Scottish go-ahead for single-seller surveys

Scottish ministers to press ahead, despite idea being dropped by Westminster


Scottish ministers are likely to press ahead with single-seller surveys for homes, despite concerns that it will place an unfair burden on tax payers.

The UK government at Westminster has dropped the proposal for home condition reports which were to be included in the home information packs that will be introduced in England and Wales next year.

A total of 130 MPs had signed a motion against the proposal, citing a shortage of inspectors to carry them out and widespread opposition within the industry that buyers would not trust surveys produced by sellers.

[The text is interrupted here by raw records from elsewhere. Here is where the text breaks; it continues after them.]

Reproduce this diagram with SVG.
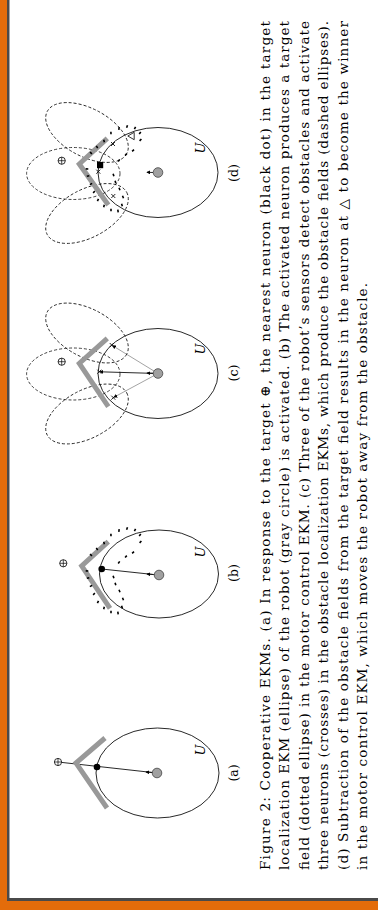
<svg xmlns="http://www.w3.org/2000/svg" xmlns:xlink="http://www.w3.org/1999/xlink" width="378" height="910" viewBox="0 0 378 910">
<style>
.loc{fill:none;stroke:#111;stroke-width:0.9}
.dash{fill:none;stroke:#111;stroke-width:0.8;stroke-dasharray:3 2}
.obst{fill:none;stroke:#999;stroke-width:5;stroke-linejoin:miter}
.robot{fill:#a0a0a0;stroke:#444;stroke-width:0.8}
.ln{stroke:#111;stroke-width:0.9;fill:none}
.gln{stroke:#999;stroke-width:0.9;fill:none}
.tk{stroke:#000;stroke-width:1.6;fill:none}
.cap{font-family:"DejaVu Serif","Liberation Serif",serif;font-size:13.6px;fill:#000}
.lab{font-family:"DejaVu Serif","Liberation Serif",serif;font-size:12.5px;fill:#000;text-anchor:middle}
.u{font-family:"DejaVu Serif","Liberation Serif",serif;font-size:13px;font-style:italic;fill:#000;text-anchor:middle}
.tgt{fill:#fff;stroke:#000;stroke-width:0.8}
</style>
<defs>
<marker id="ah" viewBox="0 0 6 6" refX="5" refY="3" markerWidth="4" markerHeight="4" orient="auto" markerUnits="userSpaceOnUse">
<path d="M0,0 L6,3 L0,6 z" fill="#000"/>
</marker>
<g id="target-sym">
<circle cx="0" cy="0" r="3.6" class="tgt"/>
<path d="M-3.6,0 H3.6 M0,-3.6 V3.6" stroke="#000" stroke-width="0.7"/>
</g>
<g id="tf" class="tk">
<path d="M92,555.8 l-2,-1.6 M97.7,550.1 l-1.4,-2.2 M104.4,544.3 l-0.7,-2.5 M111,536.3 l-0.1,-2.6 M118.8,531.8 l0.4,-2.6 M126.6,529.7 l0.9,-2.5 M134.4,531.1 l1.2,-2.3 M139.2,536 l1.6,-2.1 M139.6,542.9 l1.8,-1.9 M132.1,553.4 l1.9,-1.8 M125.1,557.5 l1.7,-1.9 M118.2,563.5 l1.5,-2.1 M113.1,575.8 l0.8,2.5 M115.1,582.8 l0.7,2.5 M119,589.8 l1,2.4 M122.5,597.8 l1,2.4 M121.6,605.8 l0.7,2.5 M117.8,611.7 l0.4,2.6 M111,610.7 l0,2.6 M104.3,606.7 l-0.6,2.5 M98.5,600.8 l-1.1,2.4 M94.8,593 l-1.6,2 M92.1,585.3 l-2.2,1.4 M89.3,577.7 l-2.5,0.6 M88.3,571 l-2.6,-0.1"/>
</g>
</defs>

<g id="frame">
<rect x="0" y="0" width="378" height="910" fill="#E36C0A"/>
<rect x="7" y="-10" width="380" height="911" fill="#4a4a4a"/>
<rect x="9.5" y="-10" width="380" height="908" fill="#fff"/>
</g>

<g id="connectors">
<!-- (a) -->
<path class="ln" d="M157,773 L61.5,762.4"/>
<path class="ln" d="M152,772.5 L146,772" marker-end="url(#ah)"/>
<!-- (b) -->
<path class="ln" d="M158,575 L101.7,569"/>
<path class="ln" d="M153,574.5 L147,574" marker-end="url(#ah)"/>
<!-- (c) -->
<path class="gln" d="M158,373.5 L112.5,345.6" marker-end="url(#ah)"/>
<path class="ln" d="M158,373.5 L100,371.8" marker-end="url(#ah)"/>
<path class="gln" d="M158,373.5 L114,397.2" marker-end="url(#ah)"/>
<path class="ln" d="M153,373.3 L147,373.1" marker-end="url(#ah)"/>
<!-- (d) -->
<path class="ln" d="M153,172.5 L147,172.3" marker-end="url(#ah)"/>
</g>

<g id="panel-a">
<ellipse class="loc" cx="157.5" cy="773" rx="61.5" ry="45"/>
<path class="obst" d="M105,738 L76,763 L107,808"/>
<circle cx="97" cy="767" r="3.3" fill="#000"/>
<use xlink:href="#target-sym" href="#target-sym" transform="translate(58,762)"/>
<circle class="robot" cx="157" cy="773" r="4.8"/>
</g>

<g id="panel-b">
<ellipse class="loc" cx="159" cy="574" rx="59.5" ry="44"/>
<path class="obst" d="M108.3,541.7 L81.7,566 L110,608.3"/>
<use xlink:href="#tf" href="#tf"/>
<circle cx="101.7" cy="569" r="3.3" fill="#000"/>
<use xlink:href="#target-sym" href="#target-sym" transform="translate(63.3,563.3)"/>
<circle class="robot" cx="159" cy="575" r="4.8"/>
</g>

<g id="panel-c">
<ellipse class="loc" cx="158" cy="373.5" rx="60" ry="45"/>
<ellipse class="dash" cx="87" cy="333" rx="45" ry="24" transform="rotate(28 87 333)"/>
<ellipse class="dash" cx="73.3" cy="374" rx="46.7" ry="26"/>
<ellipse class="dash" cx="87" cy="414" rx="45" ry="24" transform="rotate(-28 87 414)"/>
<path class="obst" d="M107.3,338.3 L79.3,363.3 L108.3,406.7"/>
<path class="ln" d="M109.7,343 l4,4 M113.7,343 l-4,4 M97.3,369.7 l4,4 M101.3,369.7 l-4,4 M111.3,395.7 l4,4 M115.3,395.7 l-4,4"/>
<use xlink:href="#target-sym" href="#target-sym" transform="translate(61.7,361.7)"/>
<circle class="robot" cx="158" cy="373.5" r="4.8"/>
</g>

<g id="panel-d">
<ellipse class="loc" cx="158" cy="172.5" rx="60" ry="45"/>
<ellipse class="dash" cx="87" cy="132.5" rx="45" ry="24" transform="rotate(28 87 132.5)"/>
<ellipse class="dash" cx="73.3" cy="173.5" rx="46.7" ry="26"/>
<ellipse class="dash" cx="87" cy="213.5" rx="45" ry="24" transform="rotate(-28 87 213.5)"/>
<path class="obst" d="M107.3,138.3 L79.3,164 L108.3,205"/>
<use xlink:href="#tf" href="#tf" transform="translate(0,-402)"/>
<path class="ln" d="M111,142 l4,4 M115,142 l-4,4 M96.3,169.7 l4,4 M100.3,169.7 l-4,4 M111.3,194 l4,4 M115.3,194 l-4,4"/>
<rect x="97" y="162" width="6.2" height="6.2" fill="#000"/>
<path d="M127.8,136 L134.2,132.3 L134.2,139.7 Z" fill="#fff" stroke="#000" stroke-width="0.8"/>
<use xlink:href="#target-sym" href="#target-sym" transform="translate(61.7,160.7)"/>
<circle class="robot" cx="158" cy="172.5" r="4.8"/>
</g>

<g id="labels" transform="rotate(-90)">
<text class="u" x="-750" y="204.5">U</text>
<text class="u" x="-552" y="204.5">U</text>
<text class="u" x="-349" y="204.5">U</text>
<text class="u" x="-148" y="204.5">U</text>
<text class="lab" x="-773" y="238">(a)</text>
<text class="lab" x="-573" y="238">(b)</text>
<text class="lab" x="-373" y="238">(c)</text>
<text class="lab" x="-173" y="238">(d)</text>
</g>

<g id="caption" transform="rotate(-90)">
<text class="cap" x="-870" y="270" textLength="849" lengthAdjust="spacing">Figure 2: Cooperative EKMs. (a) In response to the target ⊕, the nearest neuron (black dot) in the target</text>
<text class="cap" x="-870" y="289.4" textLength="849" lengthAdjust="spacing">localization EKM (ellipse) of the robot (gray circle) is activated. (b) The activated neuron produces a target</text>
<text class="cap" x="-870" y="308.8" textLength="849" lengthAdjust="spacing">field (dotted ellipse) in the motor control EKM. (c) Three of the robot’s sensors detect obstacles and activate</text>
<text class="cap" x="-870" y="328.2" textLength="849" lengthAdjust="spacing">three neurons (crosses) in the obstacle localization EKMs, which produce the obstacle fields (dashed ellipses).</text>
<text class="cap" x="-870" y="347.6" textLength="849" lengthAdjust="spacing">(d) Subtraction of the obstacle fields from the target field results in the neuron at △ to become the winner</text>
<text class="cap" x="-870" y="367" textLength="587" lengthAdjust="spacing">in the motor control EKM, which moves the robot away from the obstacle.</text>
</g>
</svg>
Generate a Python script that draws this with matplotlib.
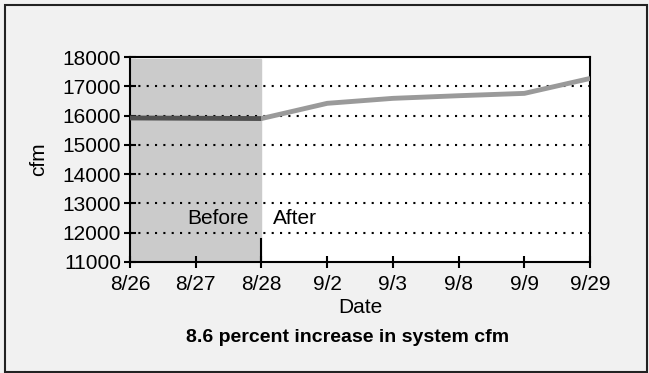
import matplotlib.pyplot as plt
from matplotlib.patches import Rectangle

dates = ["8/26", "8/27", "8/28", "9/2", "9/3", "9/8", "9/9", "9/29"]
cfm = [15920, 15910, 15900, 16420, 16590, 16680, 16760, 17270]
y_ticks = [11000, 12000, 13000, 14000, 15000, 16000, 17000, 18000]
before_end = 2  # index of 8/28

plt.rcParams['font.family'] = ['Liberation Sans Narrow', 'Liberation Sans', 'DejaVu Sans']

fig = plt.figure(figsize=(6.49, 3.73), dpi=100)
fig.patch.set_facecolor("#f1f1f1")
fig.patches.append(Rectangle((0.007, 0.004), 0.99, 0.982, transform=fig.transFigure,
                             fill=False, edgecolor="#222222", linewidth=1.5))

ax = fig.add_axes([0.2003, 0.2976, 0.709, 0.5494])
x = list(range(len(dates)))

# shaded "before" area
ax.axvspan(0, before_end, ymin=0.01, ymax=0.99, color="#cbcbcb", zorder=0)

for v in y_ticks[1:-1]:
    ax.axhline(v, color="black", linestyle=(0, (1, 3)), linewidth=1.5, zorder=1)

ax.plot(x[:before_end + 1], cfm[:before_end + 1], color="#505050", linewidth=3.5, zorder=3,
        solid_capstyle="butt")
ax.plot(x[before_end:], cfm[before_end:], color="#9a9a9a", linewidth=3.5, zorder=3,
        solid_capstyle="butt")

# divider between before and after
ax.plot([before_end, before_end], [11000, 11800], color="black", linewidth=1.5, zorder=4)
ax.text(before_end - 0.2, 12150, "Before", ha="right", va="bottom", fontsize=15)
ax.text(before_end + 0.18, 12150, "After", ha="left", va="bottom", fontsize=15)

ax.set_xlim(0, len(dates) - 1)
ax.set_ylim(11000, 18000)
ax.set_xticks(x)
ax.set_xticklabels(dates)
ax.set_yticks(y_ticks)
ax.tick_params(axis="both", direction="inout", length=9, width=1.5, labelsize=15)
ax.tick_params(axis="x", pad=5)
ax.tick_params(axis="y", pad=2)
for s in ax.spines.values():
    s.set_linewidth(1.5)

ax.set_ylabel("cfm", fontsize=15, labelpad=10)
ax.set_xlabel("Date", fontsize=15, labelpad=3)
fig.text(0.535, 0.094, "8.6 percent increase in system cfm", ha="center", va="center",
         fontsize=14, fontweight="bold")

plt.savefig("out.png", dpi=100, facecolor=fig.get_facecolor())
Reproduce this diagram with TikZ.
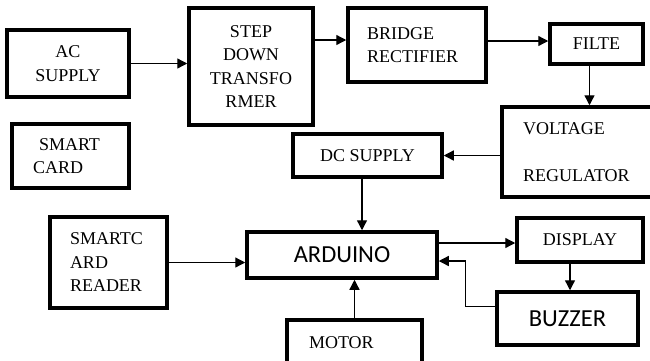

The Scottish Conservative deputy leader Murdo Fraser said yesterday it was time for Scottish ministers to also drop the idea. The Scottish Executive pushed through plans for single surveys as part of the Housing (Scotland) Act 2006 in December of last year.

A project piloting single surveys carried out in Edinburgh, Glasgow, Dundee and Inverness did not work. Just 74 surveys out of a planned 1,200 were prepared.

The Conservatives think single-seller surveys will place an unfair burden on house sellers and that there is no evidence of support from the legal profession, estate agents or the public.

Mr Fraser called the survey a form of regressive taxation that had the potential to cause chaos in the property market.

However, a spokesperson for the Scottish Executive said single-seller surveys were different from the proposed home condition surveys in England and Wales. They had been designed, he went on, to cut wasted expenditure on multiple surveys and discourage artificially low asking prices.